Using the material below, repeat exactly the lines from the one with "Convert this chart to matplotlib code." through the one with "from matplotlib.lines import Line2D", ends included, without any images.
•••
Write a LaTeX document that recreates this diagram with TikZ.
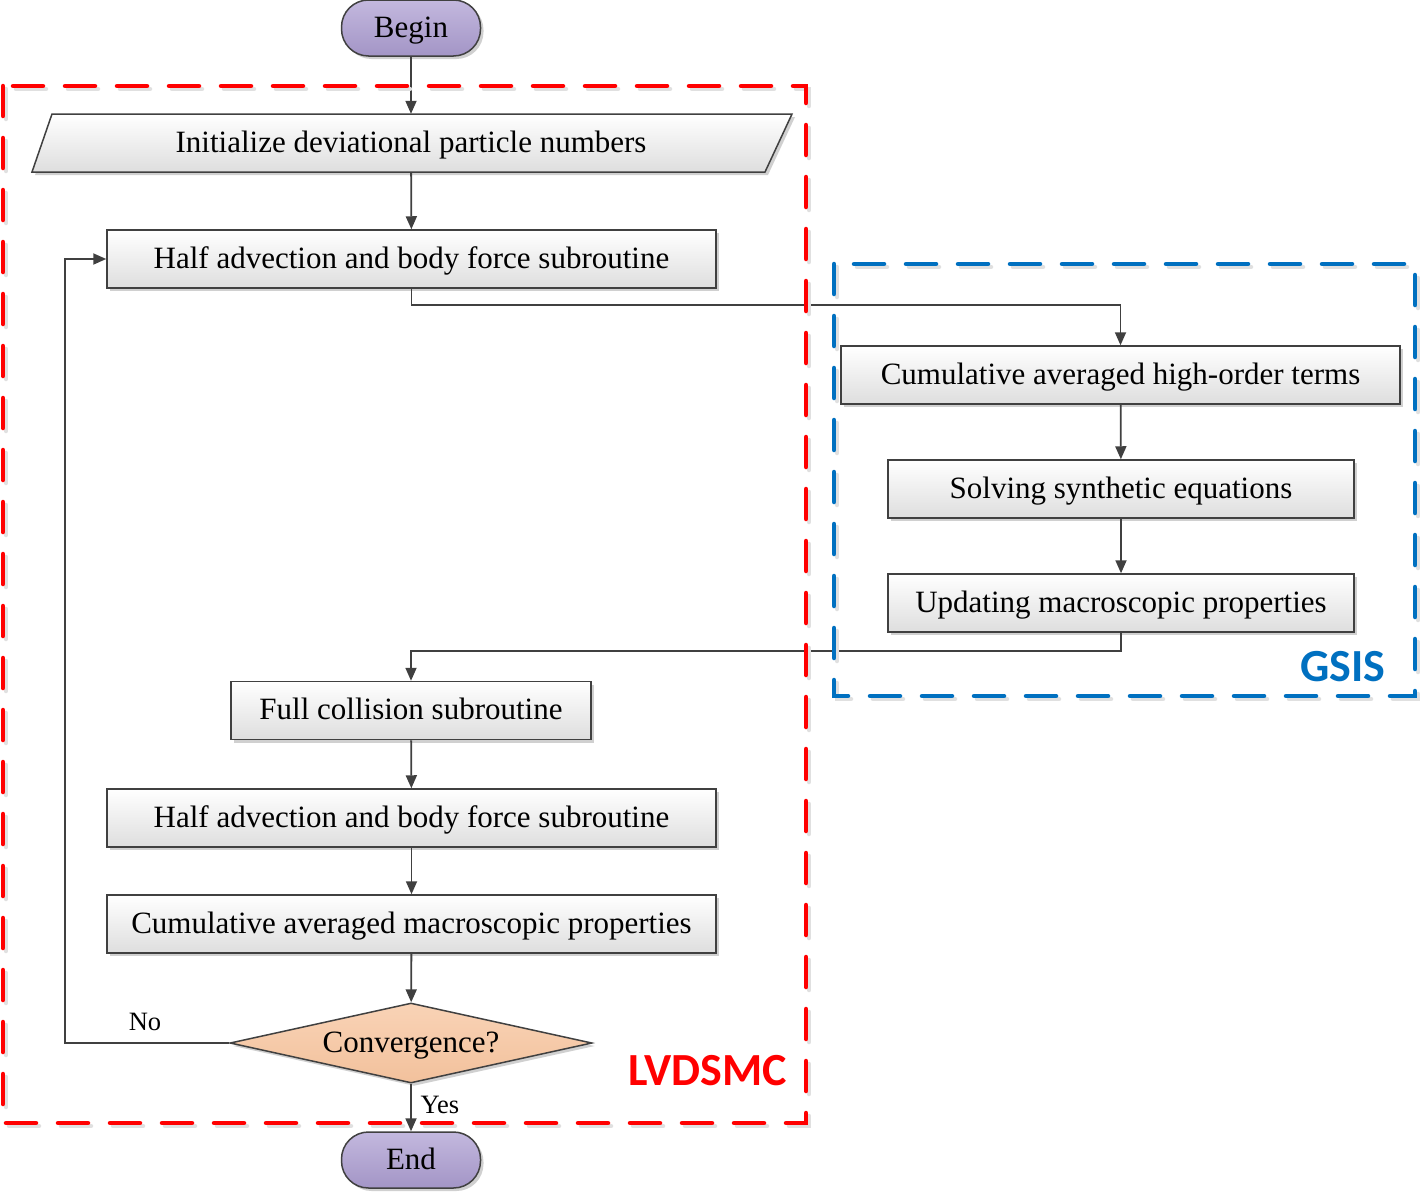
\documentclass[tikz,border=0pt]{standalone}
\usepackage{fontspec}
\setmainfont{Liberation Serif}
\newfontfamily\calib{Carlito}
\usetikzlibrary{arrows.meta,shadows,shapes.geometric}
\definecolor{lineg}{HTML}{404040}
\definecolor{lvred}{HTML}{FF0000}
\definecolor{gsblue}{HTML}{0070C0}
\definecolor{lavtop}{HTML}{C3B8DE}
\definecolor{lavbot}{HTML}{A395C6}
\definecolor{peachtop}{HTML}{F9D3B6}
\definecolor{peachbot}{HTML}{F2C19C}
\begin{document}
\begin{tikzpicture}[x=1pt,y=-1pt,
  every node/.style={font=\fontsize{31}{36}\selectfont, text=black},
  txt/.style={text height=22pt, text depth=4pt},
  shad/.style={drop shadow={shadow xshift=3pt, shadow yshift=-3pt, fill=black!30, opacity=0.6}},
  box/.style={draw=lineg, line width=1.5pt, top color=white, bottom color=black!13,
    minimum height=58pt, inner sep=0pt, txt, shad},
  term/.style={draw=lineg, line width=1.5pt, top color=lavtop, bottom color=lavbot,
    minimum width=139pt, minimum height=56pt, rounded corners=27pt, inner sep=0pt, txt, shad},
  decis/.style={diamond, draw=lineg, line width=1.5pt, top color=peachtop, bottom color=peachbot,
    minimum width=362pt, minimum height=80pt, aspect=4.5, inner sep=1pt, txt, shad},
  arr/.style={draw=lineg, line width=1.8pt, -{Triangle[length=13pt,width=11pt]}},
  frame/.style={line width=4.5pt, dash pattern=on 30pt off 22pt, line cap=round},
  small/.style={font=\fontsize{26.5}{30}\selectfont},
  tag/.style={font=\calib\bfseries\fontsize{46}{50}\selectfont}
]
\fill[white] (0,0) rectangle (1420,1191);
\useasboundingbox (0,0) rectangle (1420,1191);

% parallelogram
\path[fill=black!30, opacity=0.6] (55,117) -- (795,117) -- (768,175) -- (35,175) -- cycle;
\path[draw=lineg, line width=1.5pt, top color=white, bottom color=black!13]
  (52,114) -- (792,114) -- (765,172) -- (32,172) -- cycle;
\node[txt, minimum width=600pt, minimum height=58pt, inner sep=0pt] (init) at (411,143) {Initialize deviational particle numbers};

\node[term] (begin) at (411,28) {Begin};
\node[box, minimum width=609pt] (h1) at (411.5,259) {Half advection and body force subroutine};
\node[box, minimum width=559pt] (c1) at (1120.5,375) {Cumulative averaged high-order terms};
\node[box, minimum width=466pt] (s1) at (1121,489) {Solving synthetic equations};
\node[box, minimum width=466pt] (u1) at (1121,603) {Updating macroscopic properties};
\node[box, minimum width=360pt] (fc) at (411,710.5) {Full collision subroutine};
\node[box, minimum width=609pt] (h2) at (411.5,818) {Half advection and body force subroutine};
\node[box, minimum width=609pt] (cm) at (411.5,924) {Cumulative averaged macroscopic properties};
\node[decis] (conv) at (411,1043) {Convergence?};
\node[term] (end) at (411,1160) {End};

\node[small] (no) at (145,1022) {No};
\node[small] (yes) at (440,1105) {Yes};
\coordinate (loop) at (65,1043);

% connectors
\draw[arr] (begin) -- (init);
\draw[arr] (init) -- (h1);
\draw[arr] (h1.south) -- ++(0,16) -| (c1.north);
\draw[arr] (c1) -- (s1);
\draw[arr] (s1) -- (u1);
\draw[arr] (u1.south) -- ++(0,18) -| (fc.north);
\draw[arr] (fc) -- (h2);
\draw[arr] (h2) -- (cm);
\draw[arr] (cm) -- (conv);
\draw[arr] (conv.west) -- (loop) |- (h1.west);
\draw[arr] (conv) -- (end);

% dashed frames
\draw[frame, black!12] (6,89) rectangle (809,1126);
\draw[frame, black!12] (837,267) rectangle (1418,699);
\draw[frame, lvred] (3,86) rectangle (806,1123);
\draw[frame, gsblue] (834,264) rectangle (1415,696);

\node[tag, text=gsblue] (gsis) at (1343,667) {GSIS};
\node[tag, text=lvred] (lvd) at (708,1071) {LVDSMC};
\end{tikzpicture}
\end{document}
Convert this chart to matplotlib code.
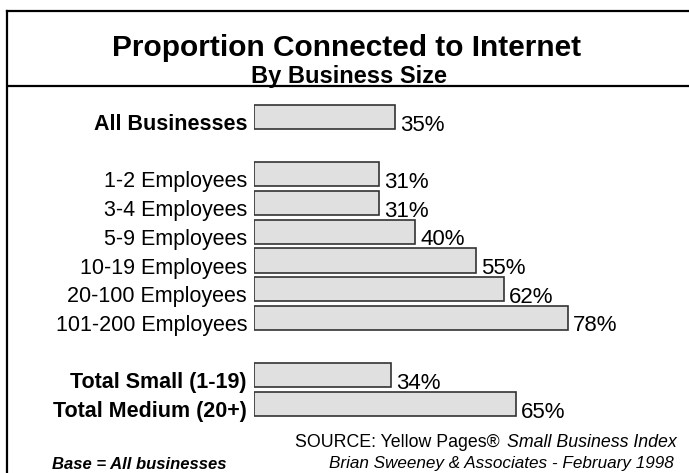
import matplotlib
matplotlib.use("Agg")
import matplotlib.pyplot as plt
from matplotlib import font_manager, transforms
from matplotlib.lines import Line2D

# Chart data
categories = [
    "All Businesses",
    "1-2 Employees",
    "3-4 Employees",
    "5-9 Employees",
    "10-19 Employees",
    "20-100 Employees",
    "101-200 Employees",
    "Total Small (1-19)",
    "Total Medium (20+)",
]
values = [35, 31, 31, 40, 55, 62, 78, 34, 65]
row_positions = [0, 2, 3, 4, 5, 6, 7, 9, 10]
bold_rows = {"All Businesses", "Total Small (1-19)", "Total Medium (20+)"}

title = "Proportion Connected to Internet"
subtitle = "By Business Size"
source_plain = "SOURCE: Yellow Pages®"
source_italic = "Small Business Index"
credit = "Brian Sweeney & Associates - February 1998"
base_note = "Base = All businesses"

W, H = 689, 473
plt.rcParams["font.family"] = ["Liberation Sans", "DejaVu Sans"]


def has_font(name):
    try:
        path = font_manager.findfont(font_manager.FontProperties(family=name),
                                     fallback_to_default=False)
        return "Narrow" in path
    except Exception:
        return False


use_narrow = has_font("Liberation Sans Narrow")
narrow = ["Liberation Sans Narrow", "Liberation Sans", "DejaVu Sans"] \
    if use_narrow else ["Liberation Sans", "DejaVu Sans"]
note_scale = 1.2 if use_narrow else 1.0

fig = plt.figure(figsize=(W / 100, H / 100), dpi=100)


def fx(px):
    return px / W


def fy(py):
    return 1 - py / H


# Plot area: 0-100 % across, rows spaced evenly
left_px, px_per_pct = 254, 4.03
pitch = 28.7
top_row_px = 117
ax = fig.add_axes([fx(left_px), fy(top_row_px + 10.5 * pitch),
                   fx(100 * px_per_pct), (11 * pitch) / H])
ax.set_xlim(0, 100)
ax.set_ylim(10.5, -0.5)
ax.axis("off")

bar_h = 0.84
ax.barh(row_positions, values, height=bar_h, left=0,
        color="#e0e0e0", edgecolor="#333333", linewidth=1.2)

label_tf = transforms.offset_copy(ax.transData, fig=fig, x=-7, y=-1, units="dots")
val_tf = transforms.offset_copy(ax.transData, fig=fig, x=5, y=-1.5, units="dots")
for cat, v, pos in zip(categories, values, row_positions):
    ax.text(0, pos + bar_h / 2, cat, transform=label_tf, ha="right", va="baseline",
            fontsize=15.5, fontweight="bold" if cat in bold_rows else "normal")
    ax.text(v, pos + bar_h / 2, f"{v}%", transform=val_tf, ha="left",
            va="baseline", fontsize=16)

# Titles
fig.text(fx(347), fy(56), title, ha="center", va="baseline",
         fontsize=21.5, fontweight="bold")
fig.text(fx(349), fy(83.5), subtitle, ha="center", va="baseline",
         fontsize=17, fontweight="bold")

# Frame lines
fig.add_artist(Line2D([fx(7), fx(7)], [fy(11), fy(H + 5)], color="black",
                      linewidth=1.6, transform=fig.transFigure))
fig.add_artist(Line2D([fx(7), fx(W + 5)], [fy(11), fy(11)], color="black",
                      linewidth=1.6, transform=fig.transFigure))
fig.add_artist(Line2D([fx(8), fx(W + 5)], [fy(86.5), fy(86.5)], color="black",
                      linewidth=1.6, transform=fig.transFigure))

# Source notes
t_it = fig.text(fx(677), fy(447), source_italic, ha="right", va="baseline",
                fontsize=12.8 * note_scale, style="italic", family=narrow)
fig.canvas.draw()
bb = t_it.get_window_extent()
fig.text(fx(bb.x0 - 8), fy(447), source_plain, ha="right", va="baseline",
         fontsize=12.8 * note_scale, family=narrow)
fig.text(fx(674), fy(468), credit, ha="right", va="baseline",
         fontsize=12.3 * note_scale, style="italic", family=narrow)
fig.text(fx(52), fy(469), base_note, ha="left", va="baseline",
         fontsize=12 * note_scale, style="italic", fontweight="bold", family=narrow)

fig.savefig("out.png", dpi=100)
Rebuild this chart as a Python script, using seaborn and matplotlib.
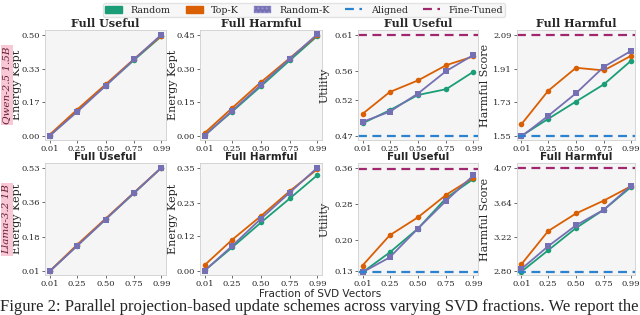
•••
▸ **In response**:
Convert this chart to matplotlib code.
import matplotlib
matplotlib.use("Agg")
import matplotlib.pyplot as plt
from matplotlib import font_manager, transforms
from matplotlib.lines import Line2D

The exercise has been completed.